* **STATED PROBLEM**: Return all lines from the listing below in which the string "this" occurs.

[Code that draws figures]

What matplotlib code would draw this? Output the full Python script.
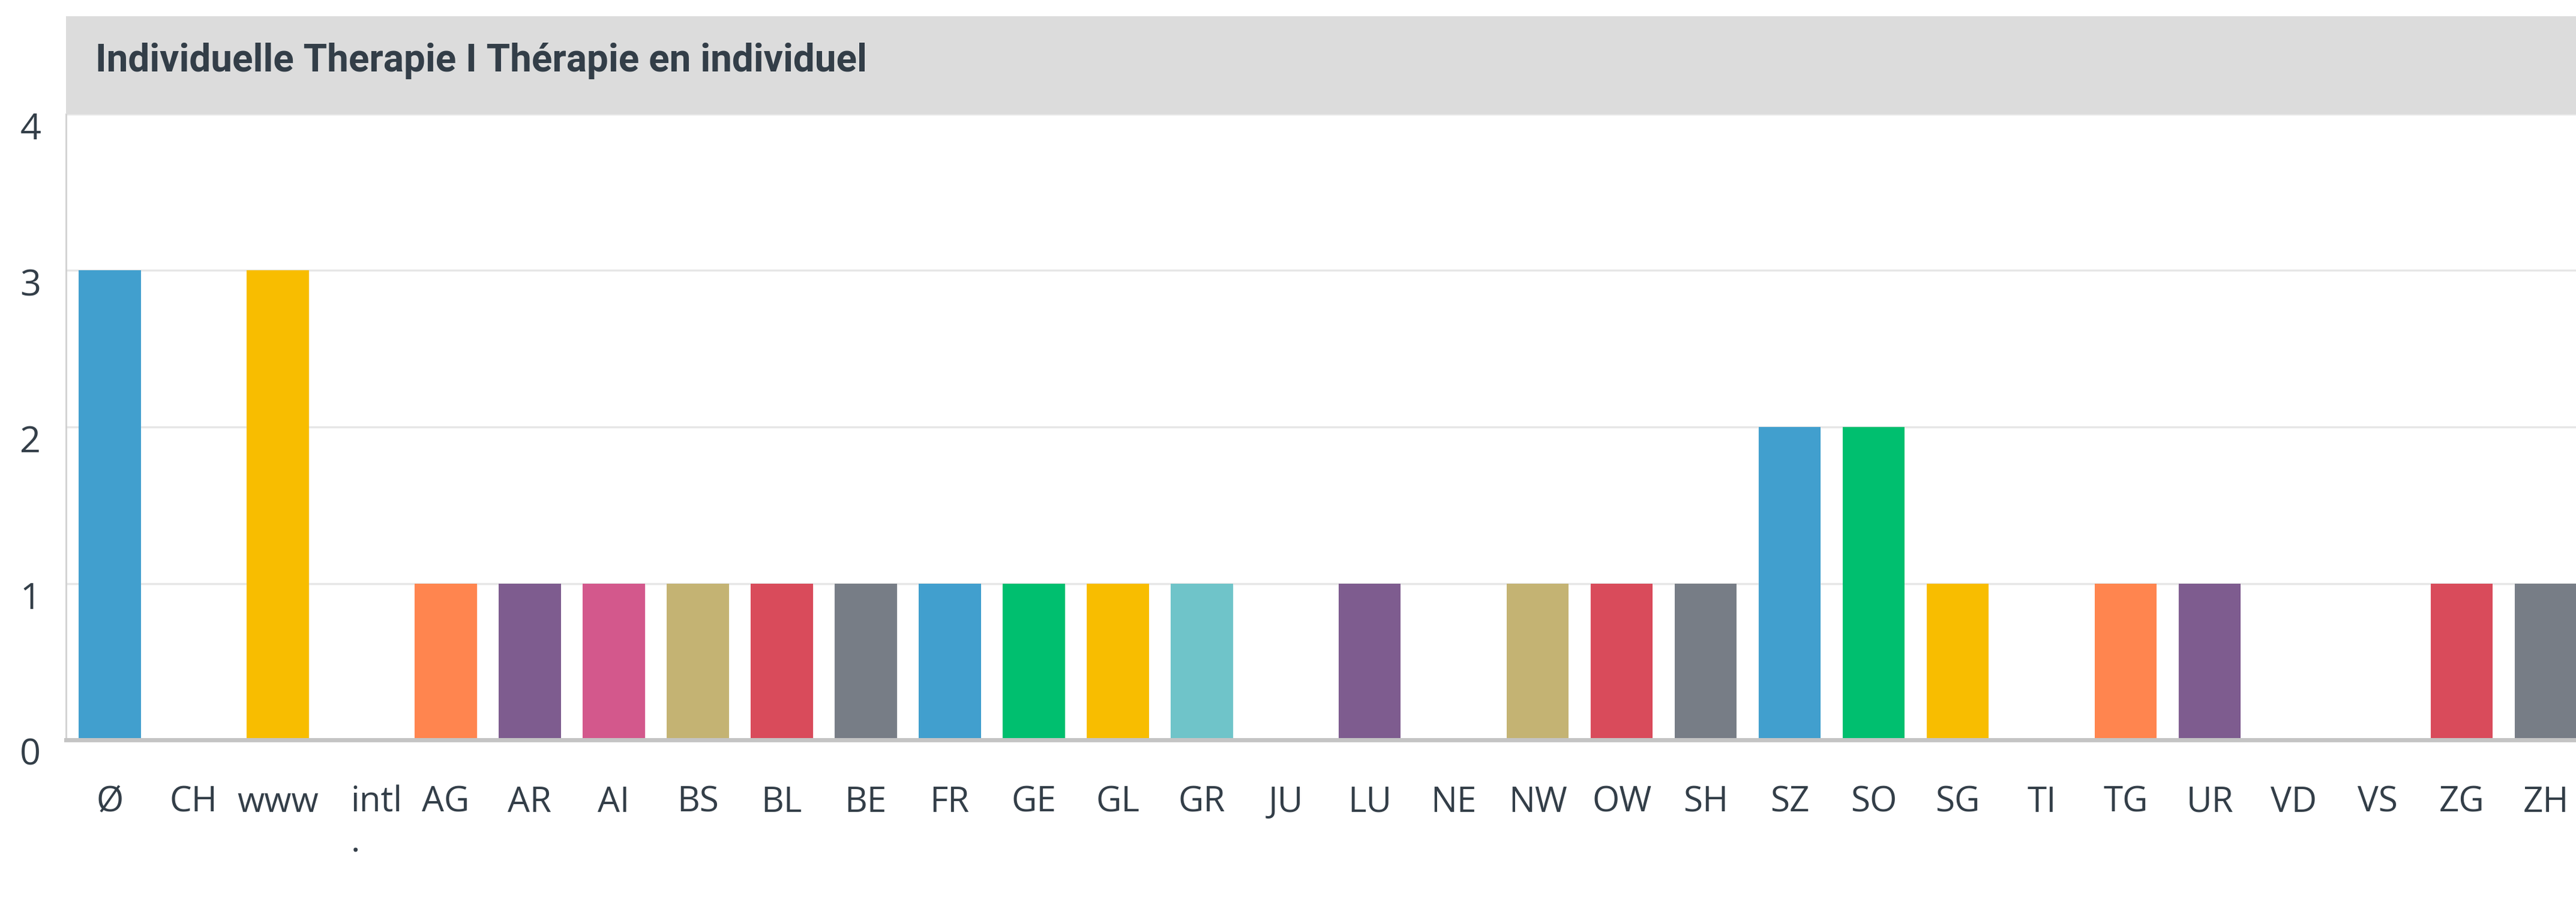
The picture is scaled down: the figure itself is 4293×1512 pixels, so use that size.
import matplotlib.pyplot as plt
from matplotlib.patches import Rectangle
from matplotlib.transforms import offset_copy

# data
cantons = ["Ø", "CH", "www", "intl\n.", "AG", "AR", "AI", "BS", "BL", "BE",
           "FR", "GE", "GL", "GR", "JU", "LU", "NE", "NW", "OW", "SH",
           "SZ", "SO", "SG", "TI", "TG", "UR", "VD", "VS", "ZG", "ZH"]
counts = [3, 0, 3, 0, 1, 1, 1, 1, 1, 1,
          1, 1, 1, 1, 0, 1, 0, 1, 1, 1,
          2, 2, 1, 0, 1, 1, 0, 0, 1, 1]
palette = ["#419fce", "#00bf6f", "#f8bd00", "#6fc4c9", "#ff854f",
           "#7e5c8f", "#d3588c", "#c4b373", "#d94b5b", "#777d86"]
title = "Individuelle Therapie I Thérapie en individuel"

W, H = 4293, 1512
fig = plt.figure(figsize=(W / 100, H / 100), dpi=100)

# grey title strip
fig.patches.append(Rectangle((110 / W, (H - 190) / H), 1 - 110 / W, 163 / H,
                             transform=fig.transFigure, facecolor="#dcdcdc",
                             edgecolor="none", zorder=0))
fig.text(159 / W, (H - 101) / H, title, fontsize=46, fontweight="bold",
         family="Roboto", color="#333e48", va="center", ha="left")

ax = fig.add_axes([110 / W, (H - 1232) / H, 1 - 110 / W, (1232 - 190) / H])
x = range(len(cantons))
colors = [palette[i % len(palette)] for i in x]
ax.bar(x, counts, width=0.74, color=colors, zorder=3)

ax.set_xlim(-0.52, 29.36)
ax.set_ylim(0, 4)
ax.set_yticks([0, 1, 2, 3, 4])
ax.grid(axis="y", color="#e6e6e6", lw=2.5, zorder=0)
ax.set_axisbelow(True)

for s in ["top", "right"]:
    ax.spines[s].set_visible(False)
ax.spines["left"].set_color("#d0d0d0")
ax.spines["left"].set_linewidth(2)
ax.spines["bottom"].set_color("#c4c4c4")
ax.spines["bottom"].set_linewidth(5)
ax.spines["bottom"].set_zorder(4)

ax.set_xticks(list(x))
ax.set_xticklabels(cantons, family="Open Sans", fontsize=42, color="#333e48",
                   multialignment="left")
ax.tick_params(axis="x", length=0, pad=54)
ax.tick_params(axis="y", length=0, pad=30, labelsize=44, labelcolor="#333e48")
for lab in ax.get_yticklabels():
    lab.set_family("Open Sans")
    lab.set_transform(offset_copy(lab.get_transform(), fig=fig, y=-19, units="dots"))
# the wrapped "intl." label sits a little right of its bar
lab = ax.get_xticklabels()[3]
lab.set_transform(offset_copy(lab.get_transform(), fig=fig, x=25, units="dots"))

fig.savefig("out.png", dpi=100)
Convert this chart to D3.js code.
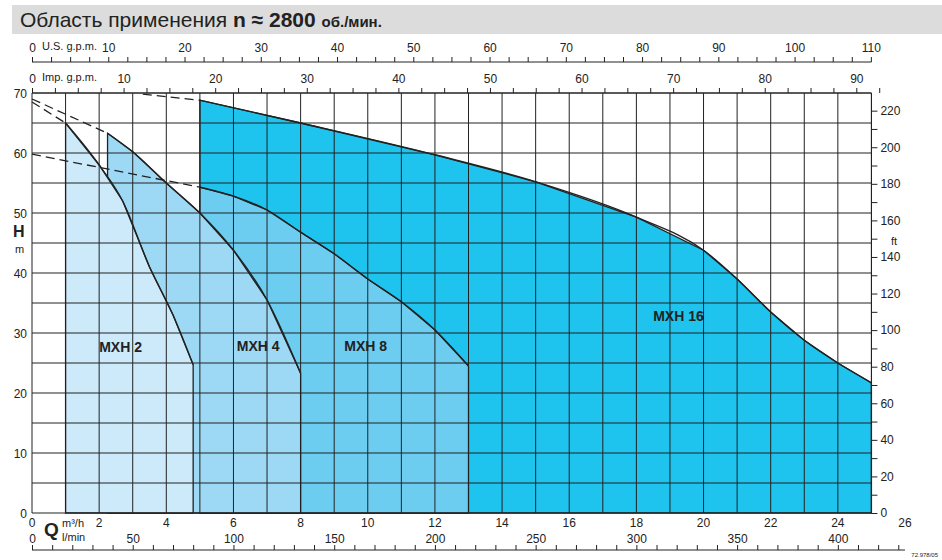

* **WRITTEN RESPONSE**:
What matplotlib code would draw this? Output the full Python script.
Convert this chart to D3.js code.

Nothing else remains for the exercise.